As a leading and progressive scientific organisation the Met Office is committed to gender parity – the theme of this year’s International Women’s Day. The Met Office is keen to encourage women to understand the vital role they can play in having a career in science.
Professor Dame Julia Slingo is the Met Office chief scientist. Today she is visiting the University of Leicester to open a photographic exhibition: Space Girls Space Women. This exhibition, which was commissioned by the European Space Agency, endeavours to show space through the eyes of female scientists, engineers and students.
Commenting on the opportunities for women in science, she said: “Throughout my career my scientific curiosity has taken me to many unexpected places: from working in deeply academic university research departments to advising the UK government on national emergencies. I have always found the pursuit of research thoroughly enjoyable, and I hope that future generations of women and girls find the same enjoyment in STEM subjects and are able to follow their own curiosity as far as they desire.”
STEM subjects include the disciplines of Science, Technology, Engineering and Maths, and the Met Office is especially keen to inspire girls to consider high-level careers within these sectors. Felicity Liggins, who is a senior applied climate scientist, takes the STEM lead for the Met Office. She said: “More than half of our Met Office STEM ambassadors are women representing women right across our organisation – from forecasting and research to technology and engineering. We also encourage women working in our business and corporate services teams to get involved in STEM outreach too. We deliver activities such as ‘Girls into Maths’ days or WISE’s ‘People Like Me’ training – specifically designed to engage girls in STEM subjects and to show them that people like them are happy and successful working in STEM careers and organisations.”
The Met Office is aspiring to recruit more women into STEM areas, in particular meteorology and science roles, than ever before and the Met Office is encouraging the progression of females up the career ladder into more senior managerial roles.
One way of trying to recruit more women into the Met Office and meteorology is to engage with local communities. Felicity Liggins added: “With our headquarters on the outskirts of Exeter, we’ve teamed up with University of Exeter to put on this year’s Soapbox Science event in Exeter – a novel public-outreach platform for promoting women scientists and the science they do.

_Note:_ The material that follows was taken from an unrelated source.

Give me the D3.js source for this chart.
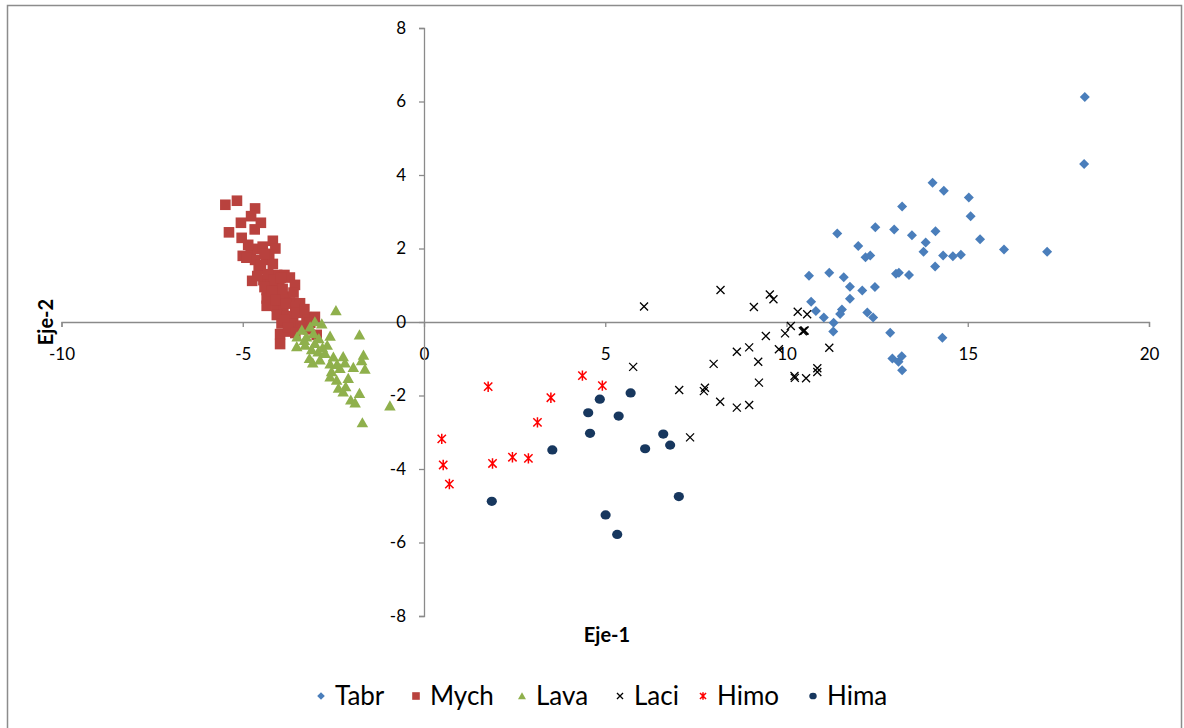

Its events transform public areas into an arena for public learning and scientific debate.”
Soapbox Science (Exeter) will be held in the city’s Princesshay on 11 June 2016. Other Soapbox Science events will be taking place across the UK from Swansea and London to Edinburgh.
As a member of the World Meteorological Organization, the Met Office works with other partner organisations around the world. Encouraging global gender parity is a key part of our international development work.
To see the breadth of meteorological and science work undertaken by women around the globe, please view the World Meteorological Organization’s Flickr page.
Is that a Stephenson Screen in the first photograph? If so, what are your thoughts on its siting? If it is at Gravesend this could readily explain the record high temperature recorded there a couple or so years ago. I thought that these screens should be several meters (50?) from buildings, heavy vegetation, exhausts, areas of concrete and so forth.
The picture is of a Stevenson Screen onboard a merchant ship, which is one of the sources of marine observations. You can find out more here http://www.metoffice.gov.uk/learning/science/first-step/making-observations/marine-observations
We are with you, celebrating “global womens day” – more women in science!